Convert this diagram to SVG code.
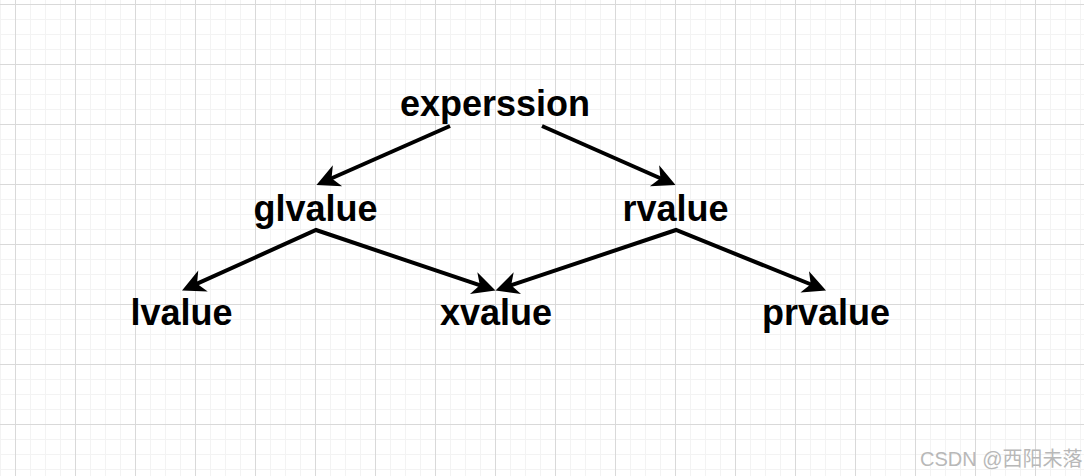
<svg xmlns="http://www.w3.org/2000/svg" width="1084" height="476" viewBox="0 0 1084 476">
  <style>
    .lbl { font-family: "Liberation Sans", Arial, sans-serif; font-weight: bold; font-size: 36px; fill: #000; text-anchor: middle; }
    .edge { fill: none; stroke: #000; stroke-width: 4; stroke-linejoin: miter; stroke-miterlimit: 10; }
    .wm { font-family: "Liberation Sans", "Noto Sans CJK SC", sans-serif; font-size: 20px; fill: #b8b8b8; }
  </style>
  <defs>
    <pattern id="grid" patternUnits="userSpaceOnUse" x="15" y="4" width="60" height="60">
      <rect x="15" y="0" width="1" height="60" fill="#f3f3f3"/>
      <rect x="30" y="0" width="1" height="60" fill="#f3f3f3"/>
      <rect x="45" y="0" width="1" height="60" fill="#f3f3f3"/>
      <rect x="0" y="15" width="60" height="1" fill="#f3f3f3"/>
      <rect x="0" y="30" width="60" height="1" fill="#f3f3f3"/>
      <rect x="0" y="45" width="60" height="1" fill="#f3f3f3"/>
      <rect x="0" y="0" width="1" height="60" fill="#d9d9d9"/>
      <rect x="0" y="0" width="60" height="1" fill="#d9d9d9"/>
    </pattern>
    <marker id="arrow" markerUnits="userSpaceOnUse" viewBox="-25 -13 27 26" markerWidth="27" markerHeight="26" refX="-16" refY="0" orient="auto-start-reverse">
      <path d="M0,0 L-23,-11.5 L-16.5,0 L-23,11.5 Z" fill="#000"/>
    </marker>
  </defs>
  <rect width="1084" height="476" fill="#ffffff"/>
  <rect width="1084" height="476" fill="url(#grid)"/>

  <g id="connectors">
    <path class="edge" d="M331.1,178.5 L450,126" marker-start="url(#arrow)"/>
    <path class="edge" d="M542,126 L660.9,178.5" marker-end="url(#arrow)"/>
    <path class="edge" d="M196.6,283.9 L316,230 L480.3,285.4" marker-start="url(#arrow)" marker-end="url(#arrow)"/>
    <path class="edge" d="M510.7,285.4 L676,230 L811.2,284.5" marker-start="url(#arrow)" marker-end="url(#arrow)"/>
  </g>

  <g id="node-experssion"><text class="lbl" x="495" y="116">experssion</text></g>
  <g id="node-glvalue"><text class="lbl" x="315.5" y="221">glvalue</text></g>
  <g id="node-rvalue"><text class="lbl" x="675.5" y="221">rvalue</text></g>
  <g id="node-lvalue"><text class="lbl" x="181.5" y="325">lvalue</text></g>
  <g id="node-xvalue"><text class="lbl" x="496" y="325">xvalue</text></g>
  <g id="node-prvalue"><text class="lbl" x="826" y="325">prvalue</text></g>

  <text class="wm" x="920" y="466">CSDN @西阳未落</text>
</svg>
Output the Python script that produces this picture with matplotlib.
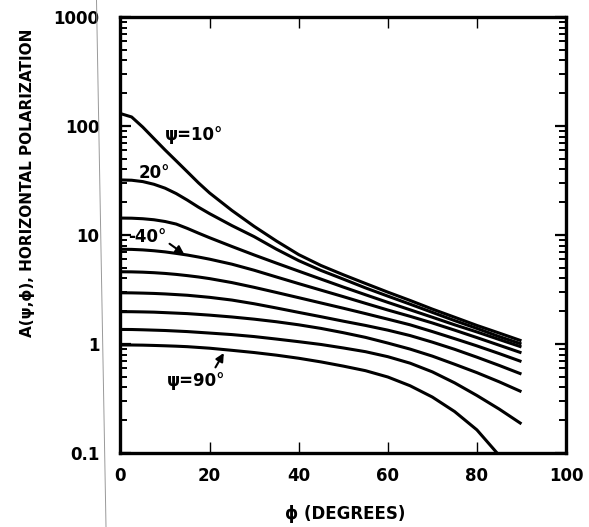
import numpy as np
import matplotlib
matplotlib.use("Agg")
import matplotlib.pyplot as plt
from matplotlib.lines import Line2D

plt.rcParams['font.family'] = ['DejaVu Sans']
plt.rcParams['font.weight'] = 'bold'

# phi (degrees)
phi = [0, 2.5, 5, 7.5, 10, 12.5, 15, 17.5, 20, 25, 30, 35, 40, 45, 50, 55, 60, 65, 70, 75, 80, 85, 90]

# A(psi, phi) for each grazing angle psi
a_psi10 = [130, 121, 97.7, 76.7, 60.3, 47.9, 38.0, 30.1, 24.3, 16.8, 12.0, 8.81, 6.61, 5.25, 4.32, 3.59, 2.99, 2.51, 2.09, 1.76, 1.48, 1.26, 1.07]
a_psi20 = [32.0, 31.8, 30.9, 29.2, 26.9, 24.0, 20.9, 18.0, 15.7, 12.2, 9.66, 7.41, 5.82, 4.73, 3.94, 3.27, 2.75, 2.32, 1.95, 1.64, 1.39, 1.17, 1.0]
a_psi30 = [14.3, 14.26, 14.1, 13.8, 13.3, 12.6, 11.5, 10.4, 9.44, 7.85, 6.56, 5.52, 4.66, 3.94, 3.33, 2.83, 2.41, 2.06, 1.76, 1.50, 1.29, 1.10, 0.94]
a_psi40 = [7.4, 7.38, 7.3, 7.17, 7.0, 6.78, 6.55, 6.28, 6.0, 5.4, 4.75, 4.12, 3.58, 3.12, 2.72, 2.36, 2.05, 1.795, 1.56, 1.34, 1.145, 0.975, 0.83]
a_psi50 = [4.6, 4.59, 4.56, 4.51, 4.44, 4.35, 4.24, 4.12, 3.98, 3.66, 3.31, 2.97, 2.66, 2.38, 2.13, 1.9, 1.69, 1.5, 1.3, 1.12, 0.961, 0.817, 0.69]
a_psi60 = [2.95, 2.945, 2.93, 2.91, 2.88, 2.84, 2.8, 2.74, 2.68, 2.53, 2.34, 2.14, 1.95, 1.78, 1.62, 1.48, 1.34, 1.195, 1.04, 0.894, 0.757, 0.636, 0.53]
a_psi70 = [1.98, 1.978, 1.97, 1.96, 1.94, 1.92, 1.9, 1.87, 1.84, 1.77, 1.69, 1.6, 1.5, 1.39, 1.27, 1.15, 1.02, 0.898, 0.774, 0.652, 0.546, 0.45, 0.365]
a_psi80 = [1.36, 1.358, 1.35, 1.34, 1.33, 1.315, 1.3, 1.28, 1.26, 1.22, 1.17, 1.11, 1.05, 0.99, 0.92, 0.85, 0.765, 0.667, 0.555, 0.44, 0.337, 0.253, 0.185]
a_psi90 = [0.98, 0.979, 0.976, 0.97, 0.963, 0.955, 0.945, 0.93, 0.915, 0.875, 0.835, 0.79, 0.74, 0.685, 0.627, 0.569, 0.498, 0.414, 0.326, 0.240, 0.163, 0.095, np.nan]

curves = [a_psi10, a_psi20, a_psi30, a_psi40, a_psi50, a_psi60, a_psi70, a_psi80, a_psi90]

x_ticks = [0, 20, 40, 60, 80, 100]
y_ticks = [0.1, 1, 10, 100, 1000]
y_tick_labels = ['0.1', '1', '10', '100', '1000']

W, H = 589, 527
fig = plt.figure(figsize=(W / 100, H / 100), dpi=100)
ax = fig.add_axes([120.5 / W, (H - 453) / H, (566 - 120.5) / W, (453 - 17) / H])

for vals in curves:
    ax.plot(phi, vals, color='black', lw=2.2, solid_capstyle='butt', solid_joinstyle='round')

ax.set_yscale('log')
ax.set_xlim(0, 100)
ax.set_ylim(0.1, 1000)
ax.set_xticks(x_ticks)
ax.set_xticklabels([str(t) for t in x_ticks], fontsize=12, fontweight='bold')
ax.set_yticks(y_ticks)
ax.set_yticklabels(y_tick_labels, fontsize=12, fontweight='bold')
ax.yaxis.set_minor_locator(matplotlib.ticker.LogLocator(base=10, subs=np.arange(2, 10)))
ax.yaxis.set_minor_formatter(matplotlib.ticker.NullFormatter())

ax.tick_params(axis='x', which='major', direction='in', length=8, width=1.0,
               top=True, bottom=True, pad=10)
ax.tick_params(axis='y', which='major', direction='in', length=8, width=1.6,
               left=True, right=True, pad=15)
ax.tick_params(axis='y', which='minor', direction='in', length=5, width=1.4,
               left=True, right=True)

for s in ax.spines.values():
    s.set_linewidth(2.4)

# annotations
ax.text(16.5, 82, 'ψ=10°', fontsize=12, fontweight='bold', ha='center', va='center')
ax.text(7.5, 37, '20°', fontsize=12, fontweight='bold', ha='center', va='center')
ax.text(6.0, 9.6, '-40°', fontsize=12, fontweight='bold', ha='center', va='center')
ax.annotate('', xy=(14.8, 6.45), xytext=(10.5, 8.6),
            arrowprops=dict(arrowstyle='-|>', color='black', lw=1.5, mutation_scale=12))
ax.text(17.0, 0.46, 'ψ=90°', fontsize=12, fontweight='bold', ha='center', va='center')
ax.annotate('', xy=(23.5, 0.87), xytext=(21.0, 0.58),
            arrowprops=dict(arrowstyle='-|>', color='black', lw=1.5, mutation_scale=12))

fig.text(28 / W, 1 - 183 / H, 'A(ψ,ϕ), HORIZONTAL POLARIZATION', rotation=90,
         ha='center', va='center', fontsize=11, fontweight='bold')
fig.text(345 / W, 1 - 514 / H, 'ϕ (DEGREES)', ha='center', va='center',
         fontsize=12, fontweight='bold')

# faint scan line
fig.add_artist(Line2D([96.5 / W, 106 / W], [1, 0], color='#999999', lw=0.7))

fig.savefig('out.png', dpi=100)
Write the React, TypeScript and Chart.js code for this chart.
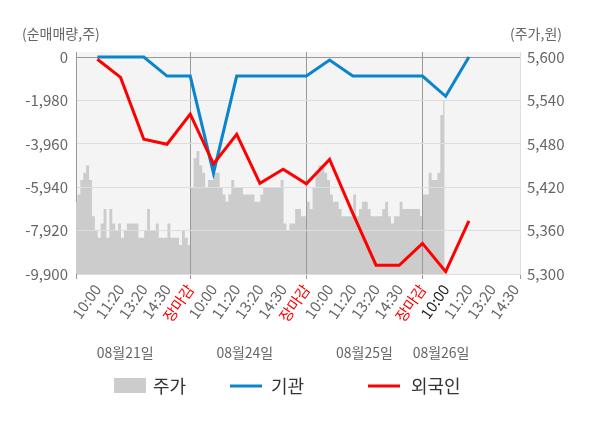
import React, { useEffect, useRef } from 'react';
import { Chart, registerables } from 'chart.js';

Chart.register(...registerables);

const FONT = "'Noto Sans CJK KR', 'Noto Sans', sans-serif";

// x축 시간 라벨 (슬롯 0..18)
const timeLabels = [
  '10:00', '11:20', '13:20', '14:30', '장마감',
  '10:00', '11:20', '13:20', '14:30', '장마감',
  '10:00', '11:20', '13:20', '14:30', '장마감',
  '10:00', '11:20', '13:20', '14:30',
];
const closeSlots = [4, 9, 14];
const currentSlot = 15;

// 날짜 라벨과 그 위치(슬롯)
const dayLabels = ['08월21일', '08월24일', '08월25일', '08월26일'];
const daySlots = [1.2, 6.35, 11.5, 14.8];

// 순매매량 (주)
const institution = [0, 0, 0, -870, -870, -5300, -870, -870, -870, -870, -140, -870, -870, -870, -870, -1790, 0];
const foreign = [-100, -930, -3750, -3980, -2600, -4880, -3530, -5760, -5120, -5780, -4670, -7130, -9500, -9500, -8500, -9790, -7480];

// 주가 (원), 슬롯 -0.92부터 0.125 슬롯 간격
const priceStart = -0.92;
const priceStep = 0.125;
const price = [
  5400, 5410, 5430, 5440, 5450, 5430, 5380, 5360, 5350, 5370,
  5390, 5350, 5390, 5370, 5360, 5370, 5350, 5360, 5370, 5370,
  5370, 5370, 5350, 5350, 5360, 5390, 5360, 5360, 5370, 5350,
  5350, 5350, 5370, 5350, 5350, 5350, 5340, 5360, 5350, 5340,
  5420, 5460, 5470, 5450, 5440, 5420, 5430, 5430, 5440, 5440,
  5420, 5410, 5400, 5410, 5430, 5420, 5420, 5420, 5410, 5410,
  5410, 5410, 5400, 5400, 5410, 5420, 5420, 5420, 5420, 5420,
  5420, 5430, 5370, 5360, 5370, 5370, 5390, 5390, 5380, 5380,
  5400, 5390, 5420, 5440, 5450, 5450, 5440, 5430, 5410, 5400,
  5400, 5390, 5380, 5380, 5380, 5380, 5410, 5380, 5390, 5400,
  5400, 5390, 5380, 5380, 5380, 5380, 5390, 5400, 5380, 5370,
  5380, 5380, 5400, 5390, 5390, 5390, 5390, 5390, 5390, 5380,
  5410, 5410, 5440, 5430, 5430, 5440, 5520, 5540,
];

// 축 눈금
const volumeTicks = [-9900, -7920, -5940, -3960, -1980, 0];
const priceTicks = [5300, 5360, 5420, 5480, 5540, 5600];

const X_MIN = -0.92;
const X_MAX = 18.2;
const VOL_MAX = 230;
const PRICE_MAX = 5600 + (VOL_MAX * 300) / 9900;

const extrasPlugin = {
  id: 'extras',
  beforeDraw(chart: any) {
    const { ctx, chartArea } = chart;
    ctx.save();
    ctx.fillStyle = '#f4f4f4';
    ctx.fillRect(chartArea.left, chartArea.top, chartArea.right - chartArea.left, chartArea.bottom - chartArea.top);
    ctx.restore();
  },
  afterDatasetDraw(chart: any, args: any) {
    // 주가 영역 위에 격자선 다시 그리기
    if (args.index !== 0) return;
    chart.scales.x.drawGrid(chart.chartArea);
    chart.scales.y.drawGrid(chart.chartArea);
  },
  afterDraw(chart: any) {
    const { ctx } = chart;
    const x = chart.scales.x;
    ctx.save();

    // 축 제목
    ctx.fillStyle = '#666';
    ctx.font = `14px ${FONT}`;
    ctx.textBaseline = 'middle';
    ctx.textAlign = 'left';
    ctx.fillText('(순매매량,주)', 22, 34);
    ctx.textAlign = 'right';
    ctx.fillText('(주가,원)', 562, 34);

    // 날짜
    ctx.textAlign = 'center';
    dayLabels.forEach((d, i) => {
      ctx.fillText(d, x.getPixelForValue(daySlots[i]), 353);
    });

    // 범례
    const ly = 386;
    ctx.font = `18px ${FONT}`;
    ctx.textAlign = 'left';
    ctx.fillStyle = '#cccccc';
    ctx.fillRect(114, ly - 8, 32, 15);
    ctx.fillStyle = '#333';
    ctx.fillText('주가', 153, ly);

    ctx.lineWidth = 3;
    ctx.strokeStyle = '#0a84cc';
    ctx.beginPath();
    ctx.moveTo(230, ly);
    ctx.lineTo(262, ly);
    ctx.stroke();
    ctx.fillText('기관', 271, ly);

    ctx.strokeStyle = '#ff0000';
    ctx.beginPath();
    ctx.moveTo(368, ly);
    ctx.lineTo(400, ly);
    ctx.stroke();
    ctx.fillText('외국인', 411, ly);

    ctx.restore();
  },
};

const App: React.FC = () => {
  const canvasRef = useRef<HTMLCanvasElement>(null);

  useEffect(() => {
    if (!canvasRef.current) return;
    Chart.defaults.font.family = FONT;

    const chart = new Chart(canvasRef.current, {
      type: 'line',
      data: {
        datasets: [
          {
            label: '주가',
            data: price.map((v, i) => ({ x: priceStart + i * priceStep, y: v })),
            yAxisID: 'y1',
            borderWidth: 0,
            backgroundColor: '#cccccc',
            fill: 'start',
            stepped: 'middle',
            pointRadius: 0,
            order: 3,
          },
          {
            label: '기관',
            data: institution.map((v, i) => ({ x: i, y: v })),
            yAxisID: 'y',
            borderColor: '#0a84cc',
            borderWidth: 3,
            pointRadius: 0,
            fill: false,
            order: 2,
          },
          {
            label: '외국인',
            data: foreign.map((v, i) => ({ x: i, y: v })),
            yAxisID: 'y',
            borderColor: '#ff0000',
            borderWidth: 3,
            pointRadius: 0,
            fill: false,
            order: 1,
          },
        ],
      },
      options: {
        responsive: true,
        maintainAspectRatio: false,
        animation: false,
        layout: { padding: { top: 52, bottom: 92, left: 0, right: 0 } },
        plugins: {
          legend: { display: false },
          tooltip: { enabled: false },
        },
        scales: {
          x: {
            type: 'linear',
            min: X_MIN,
            max: X_MAX,
            afterBuildTicks: (scale: any) => {
              scale.ticks = [X_MIN, ...timeLabels.map((_, i) => i), X_MAX].map((value) => ({ value }));
            },
            afterFit: (scale: any) => {
              scale.height = 62;
            },
            ticks: {
              autoSkip: false,
              minRotation: 55,
              maxRotation: 55,
              padding: 2,
              font: { size: 15 },
              color: (ctx: any) => {
                const v = ctx.tick?.value;
                if (closeSlots.includes(v)) return '#ff0000';
                if (v === currentSlot) return '#222';
                return '#666';
              },
              callback: (value: any) => (Number.isInteger(value) && timeLabels[value] ? timeLabels[value] : ''),
            },
            grid: {
              color: (ctx: any) => (closeSlots.includes(ctx.tick?.value) ? '#999' : 'rgba(0,0,0,0)'),
              tickColor: (ctx: any) => {
                const v = ctx.tick?.value;
                return closeSlots.includes(v) || v === X_MIN || v === X_MAX ? '#999' : 'rgba(0,0,0,0)';
              },
              tickLength: 5,
            },
            border: { color: '#999' },
          },
          y: {
            position: 'left',
            min: -9900,
            max: VOL_MAX,
            afterBuildTicks: (scale: any) => {
              scale.ticks = volumeTicks.map((value) => ({ value }));
            },
            afterFit: (scale: any) => {
              scale.width = 76;
            },
            ticks: {
              padding: 8,
              font: { size: 15 },
              color: '#666',
              callback: (value: any) => Number(value).toLocaleString('en-US'),
            },
            grid: {
              color: (ctx: any) => (ctx.tick?.value === 0 ? '#999' : '#dddddd'),
              drawTicks: false,
            },
            border: { color: '#999' },
          },
          y1: {
            position: 'right',
            min: 5300,
            max: PRICE_MAX,
            afterBuildTicks: (scale: any) => {
              scale.ticks = priceTicks.map((value) => ({ value }));
            },
            afterFit: (scale: any) => {
              scale.width = 80;
            },
            ticks: {
              padding: 7,
              font: { size: 15 },
              color: '#666',
              callback: (value: any) => Number(value).toLocaleString('en-US'),
            },
            grid: { drawOnChartArea: false, drawTicks: false },
            border: { color: '#dddddd' },
          },
        },
      },
      plugins: [extrasPlugin],
    });

    return () => {
      chart.destroy();
    };
  }, []);

  return (
    <div style={{ position: 'fixed', left: 0, top: 0, width: 600, height: 428, background: '#fff' }}>
      <canvas ref={canvasRef}></canvas>
    </div>
  );
};

export default App;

-*-*-

• REQUIREMENTS: Start at the line that contains "Write the React, TypeScript", stop at the line that contains "-8500, -9790, -7480];", and reproduce each line in that stretch exactly. Pictures are excluded.

• FINAL ANSWER:
Write the React, TypeScript and Chart.js code for this chart.
import React, { useEffect, useRef } from 'react';
import { Chart, registerables } from 'chart.js';

Chart.register(...registerables);

const FONT = "'Noto Sans CJK KR', 'Noto Sans', sans-serif";

// x축 시간 라벨 (슬롯 0..18)
const timeLabels = [
  '10:00', '11:20', '13:20', '14:30', '장마감',
  '10:00', '11:20', '13:20', '14:30', '장마감',
  '10:00', '11:20', '13:20', '14:30', '장마감',
  '10:00', '11:20', '13:20', '14:30',
];
const closeSlots = [4, 9, 14];
const currentSlot = 15;

// 날짜 라벨과 그 위치(슬롯)
const dayLabels = ['08월21일', '08월24일', '08월25일', '08월26일'];
const daySlots = [1.2, 6.35, 11.5, 14.8];

// 순매매량 (주)
const institution = [0, 0, 0, -870, -870, -5300, -870, -870, -870, -870, -140, -870, -870, -870, -870, -1790, 0];
const foreign = [-100, -930, -3750, -3980, -2600, -4880, -3530, -5760, -5120, -5780, -4670, -7130, -9500, -9500, -8500, -9790, -7480];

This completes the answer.